== DATA TO PROCESS ==
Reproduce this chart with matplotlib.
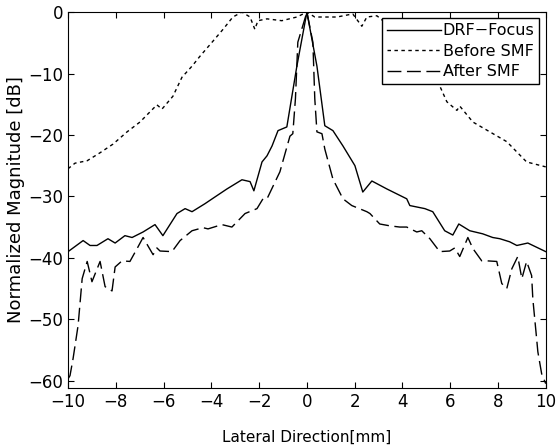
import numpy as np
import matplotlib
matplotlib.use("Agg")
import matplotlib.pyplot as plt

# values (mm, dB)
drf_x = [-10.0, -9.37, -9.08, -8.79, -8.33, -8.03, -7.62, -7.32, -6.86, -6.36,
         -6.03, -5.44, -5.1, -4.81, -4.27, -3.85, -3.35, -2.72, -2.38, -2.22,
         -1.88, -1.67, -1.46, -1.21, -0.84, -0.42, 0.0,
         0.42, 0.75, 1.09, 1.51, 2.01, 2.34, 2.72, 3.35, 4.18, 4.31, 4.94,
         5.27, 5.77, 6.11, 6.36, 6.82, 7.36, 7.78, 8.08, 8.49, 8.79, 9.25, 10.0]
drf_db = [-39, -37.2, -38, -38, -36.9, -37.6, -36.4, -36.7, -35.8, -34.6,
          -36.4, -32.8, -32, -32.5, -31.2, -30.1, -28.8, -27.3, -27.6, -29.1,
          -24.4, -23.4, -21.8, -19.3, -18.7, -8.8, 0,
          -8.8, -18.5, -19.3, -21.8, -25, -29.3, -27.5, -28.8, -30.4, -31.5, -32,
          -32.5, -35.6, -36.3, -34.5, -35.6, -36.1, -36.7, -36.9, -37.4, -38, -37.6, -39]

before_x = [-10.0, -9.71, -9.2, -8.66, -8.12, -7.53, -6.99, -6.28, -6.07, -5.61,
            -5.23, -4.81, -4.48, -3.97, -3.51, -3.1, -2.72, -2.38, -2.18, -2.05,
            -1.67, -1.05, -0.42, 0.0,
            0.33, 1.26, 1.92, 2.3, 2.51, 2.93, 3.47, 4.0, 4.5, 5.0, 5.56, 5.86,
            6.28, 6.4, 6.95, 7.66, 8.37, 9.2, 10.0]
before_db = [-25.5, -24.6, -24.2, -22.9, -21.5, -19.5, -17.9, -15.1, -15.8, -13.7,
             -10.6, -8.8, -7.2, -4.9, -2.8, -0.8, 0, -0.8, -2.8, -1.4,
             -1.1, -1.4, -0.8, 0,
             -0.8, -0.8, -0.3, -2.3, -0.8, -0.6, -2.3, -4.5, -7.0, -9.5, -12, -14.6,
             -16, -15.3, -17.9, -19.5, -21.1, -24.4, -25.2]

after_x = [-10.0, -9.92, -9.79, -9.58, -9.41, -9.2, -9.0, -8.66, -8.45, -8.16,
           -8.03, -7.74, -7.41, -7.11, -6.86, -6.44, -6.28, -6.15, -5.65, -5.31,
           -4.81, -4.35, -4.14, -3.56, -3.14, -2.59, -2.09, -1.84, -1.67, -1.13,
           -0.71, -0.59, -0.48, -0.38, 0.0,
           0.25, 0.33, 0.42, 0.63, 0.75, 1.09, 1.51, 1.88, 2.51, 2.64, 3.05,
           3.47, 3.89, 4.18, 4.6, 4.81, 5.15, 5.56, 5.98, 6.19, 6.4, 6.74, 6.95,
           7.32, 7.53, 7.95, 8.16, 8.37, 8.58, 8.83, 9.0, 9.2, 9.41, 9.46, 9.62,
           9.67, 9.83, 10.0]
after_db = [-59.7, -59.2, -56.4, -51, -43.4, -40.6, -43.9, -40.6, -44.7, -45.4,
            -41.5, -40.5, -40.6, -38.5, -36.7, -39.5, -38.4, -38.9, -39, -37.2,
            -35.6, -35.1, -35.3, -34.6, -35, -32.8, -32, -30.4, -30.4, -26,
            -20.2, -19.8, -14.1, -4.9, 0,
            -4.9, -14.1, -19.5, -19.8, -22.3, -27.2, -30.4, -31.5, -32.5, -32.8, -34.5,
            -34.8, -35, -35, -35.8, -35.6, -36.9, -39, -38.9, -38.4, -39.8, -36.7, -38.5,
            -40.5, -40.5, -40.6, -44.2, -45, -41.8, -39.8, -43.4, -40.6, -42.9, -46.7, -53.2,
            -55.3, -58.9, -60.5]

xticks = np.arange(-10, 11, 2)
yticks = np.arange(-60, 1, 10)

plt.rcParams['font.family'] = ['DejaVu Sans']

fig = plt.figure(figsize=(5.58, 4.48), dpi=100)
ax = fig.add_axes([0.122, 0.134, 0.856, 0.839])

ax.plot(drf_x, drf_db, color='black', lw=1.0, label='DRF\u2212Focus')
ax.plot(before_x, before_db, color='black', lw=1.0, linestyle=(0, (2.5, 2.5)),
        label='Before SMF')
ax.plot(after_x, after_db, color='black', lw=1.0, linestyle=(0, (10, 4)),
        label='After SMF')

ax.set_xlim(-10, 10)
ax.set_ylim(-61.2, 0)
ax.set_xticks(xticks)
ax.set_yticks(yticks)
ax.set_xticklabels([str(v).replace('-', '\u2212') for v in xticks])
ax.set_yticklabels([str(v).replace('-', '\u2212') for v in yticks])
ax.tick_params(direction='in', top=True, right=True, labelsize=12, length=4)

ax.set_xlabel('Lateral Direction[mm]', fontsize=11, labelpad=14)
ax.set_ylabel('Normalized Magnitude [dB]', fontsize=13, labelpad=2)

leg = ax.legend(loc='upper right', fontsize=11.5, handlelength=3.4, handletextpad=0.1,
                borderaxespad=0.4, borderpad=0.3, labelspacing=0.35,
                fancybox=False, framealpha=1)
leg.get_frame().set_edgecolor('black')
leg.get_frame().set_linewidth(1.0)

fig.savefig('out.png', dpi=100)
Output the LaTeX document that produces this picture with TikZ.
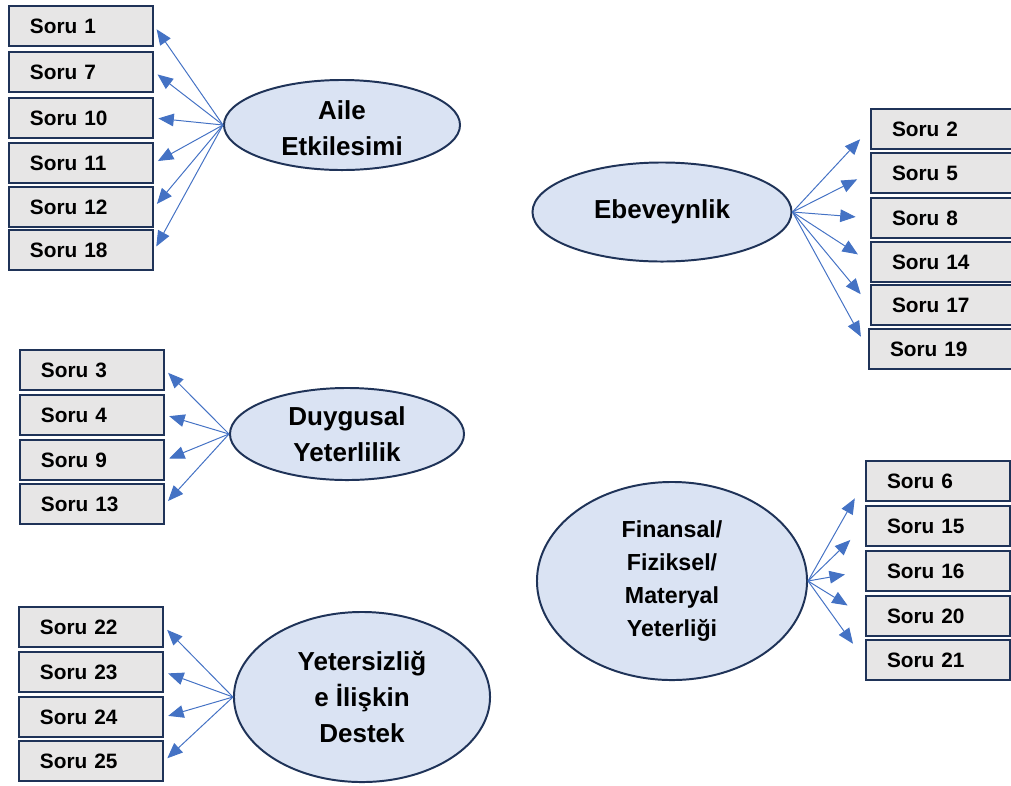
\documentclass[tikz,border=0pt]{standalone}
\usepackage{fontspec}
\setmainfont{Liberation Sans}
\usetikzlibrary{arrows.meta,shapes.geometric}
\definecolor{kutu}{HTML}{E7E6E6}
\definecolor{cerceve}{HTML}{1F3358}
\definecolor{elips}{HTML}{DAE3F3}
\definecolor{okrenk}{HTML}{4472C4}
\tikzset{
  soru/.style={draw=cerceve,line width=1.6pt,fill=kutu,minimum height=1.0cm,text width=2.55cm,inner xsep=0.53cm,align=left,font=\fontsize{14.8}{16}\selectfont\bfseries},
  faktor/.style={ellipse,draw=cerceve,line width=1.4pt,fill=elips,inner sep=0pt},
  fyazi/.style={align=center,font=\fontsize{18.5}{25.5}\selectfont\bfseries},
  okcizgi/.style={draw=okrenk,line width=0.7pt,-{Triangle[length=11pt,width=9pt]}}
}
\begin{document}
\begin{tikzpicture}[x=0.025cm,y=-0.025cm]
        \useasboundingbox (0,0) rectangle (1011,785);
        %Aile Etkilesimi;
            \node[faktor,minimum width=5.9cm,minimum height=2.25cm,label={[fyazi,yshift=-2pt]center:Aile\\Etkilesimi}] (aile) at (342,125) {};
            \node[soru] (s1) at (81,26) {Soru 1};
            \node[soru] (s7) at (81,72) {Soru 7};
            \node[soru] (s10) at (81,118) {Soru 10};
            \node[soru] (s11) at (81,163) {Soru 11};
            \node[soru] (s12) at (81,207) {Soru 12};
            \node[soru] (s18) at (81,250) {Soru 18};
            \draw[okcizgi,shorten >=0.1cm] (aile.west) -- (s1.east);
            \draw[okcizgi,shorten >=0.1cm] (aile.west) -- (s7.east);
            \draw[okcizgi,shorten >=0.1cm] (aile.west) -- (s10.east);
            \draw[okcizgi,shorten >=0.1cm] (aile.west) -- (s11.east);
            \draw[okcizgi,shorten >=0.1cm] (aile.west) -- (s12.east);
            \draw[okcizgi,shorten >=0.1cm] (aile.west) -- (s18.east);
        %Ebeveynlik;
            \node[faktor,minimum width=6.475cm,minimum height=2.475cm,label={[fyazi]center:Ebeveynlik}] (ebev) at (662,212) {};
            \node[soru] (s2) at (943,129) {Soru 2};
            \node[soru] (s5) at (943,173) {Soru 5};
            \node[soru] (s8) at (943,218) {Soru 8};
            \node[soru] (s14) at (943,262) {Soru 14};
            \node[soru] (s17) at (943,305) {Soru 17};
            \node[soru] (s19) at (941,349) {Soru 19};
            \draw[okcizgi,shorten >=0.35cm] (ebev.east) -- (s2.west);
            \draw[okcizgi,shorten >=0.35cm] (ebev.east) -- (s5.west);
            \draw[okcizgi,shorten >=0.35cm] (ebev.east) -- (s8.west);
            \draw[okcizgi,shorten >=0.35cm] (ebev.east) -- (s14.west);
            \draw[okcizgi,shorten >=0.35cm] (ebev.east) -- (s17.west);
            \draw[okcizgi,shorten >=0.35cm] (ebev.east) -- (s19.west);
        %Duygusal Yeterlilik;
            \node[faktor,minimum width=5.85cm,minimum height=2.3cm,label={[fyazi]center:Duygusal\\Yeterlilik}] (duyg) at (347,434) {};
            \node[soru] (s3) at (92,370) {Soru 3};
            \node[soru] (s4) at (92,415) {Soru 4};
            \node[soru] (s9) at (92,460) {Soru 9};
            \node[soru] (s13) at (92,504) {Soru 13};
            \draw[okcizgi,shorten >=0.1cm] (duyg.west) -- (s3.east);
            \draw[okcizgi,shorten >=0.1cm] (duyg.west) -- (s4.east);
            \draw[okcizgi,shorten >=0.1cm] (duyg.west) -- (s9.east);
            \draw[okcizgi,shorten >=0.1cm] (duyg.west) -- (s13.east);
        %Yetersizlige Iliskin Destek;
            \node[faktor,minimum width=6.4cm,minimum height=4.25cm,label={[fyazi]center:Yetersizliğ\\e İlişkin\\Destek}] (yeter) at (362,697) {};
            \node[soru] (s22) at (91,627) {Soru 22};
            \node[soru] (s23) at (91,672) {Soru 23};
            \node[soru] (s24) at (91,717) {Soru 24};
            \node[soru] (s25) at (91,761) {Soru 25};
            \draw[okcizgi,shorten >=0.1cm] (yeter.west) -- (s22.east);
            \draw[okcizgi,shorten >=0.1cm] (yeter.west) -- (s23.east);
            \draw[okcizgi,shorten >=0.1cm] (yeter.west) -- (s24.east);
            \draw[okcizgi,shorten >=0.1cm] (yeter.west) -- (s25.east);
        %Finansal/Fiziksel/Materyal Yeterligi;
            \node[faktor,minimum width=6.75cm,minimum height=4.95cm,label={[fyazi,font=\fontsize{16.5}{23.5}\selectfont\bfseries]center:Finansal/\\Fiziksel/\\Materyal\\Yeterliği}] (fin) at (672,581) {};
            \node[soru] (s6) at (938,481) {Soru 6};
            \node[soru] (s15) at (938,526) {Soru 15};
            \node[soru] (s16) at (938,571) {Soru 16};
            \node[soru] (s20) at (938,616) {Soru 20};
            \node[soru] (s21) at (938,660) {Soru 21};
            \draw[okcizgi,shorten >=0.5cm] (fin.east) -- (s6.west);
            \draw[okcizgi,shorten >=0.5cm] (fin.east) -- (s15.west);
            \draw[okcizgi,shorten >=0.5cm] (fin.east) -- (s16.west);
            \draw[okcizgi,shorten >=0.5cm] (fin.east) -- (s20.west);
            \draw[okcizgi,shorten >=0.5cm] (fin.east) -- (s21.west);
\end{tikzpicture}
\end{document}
===
**TASK**
Copy nothing but the lines from the top of the data down to the line containing "import matplotlib.pyplot as plt", and leave the pictures out.

**FINAL RESULT**
Reproduce this chart with matplotlib.
import numpy as np
import matplotlib
matplotlib.use("Agg")
import matplotlib.pyplot as plt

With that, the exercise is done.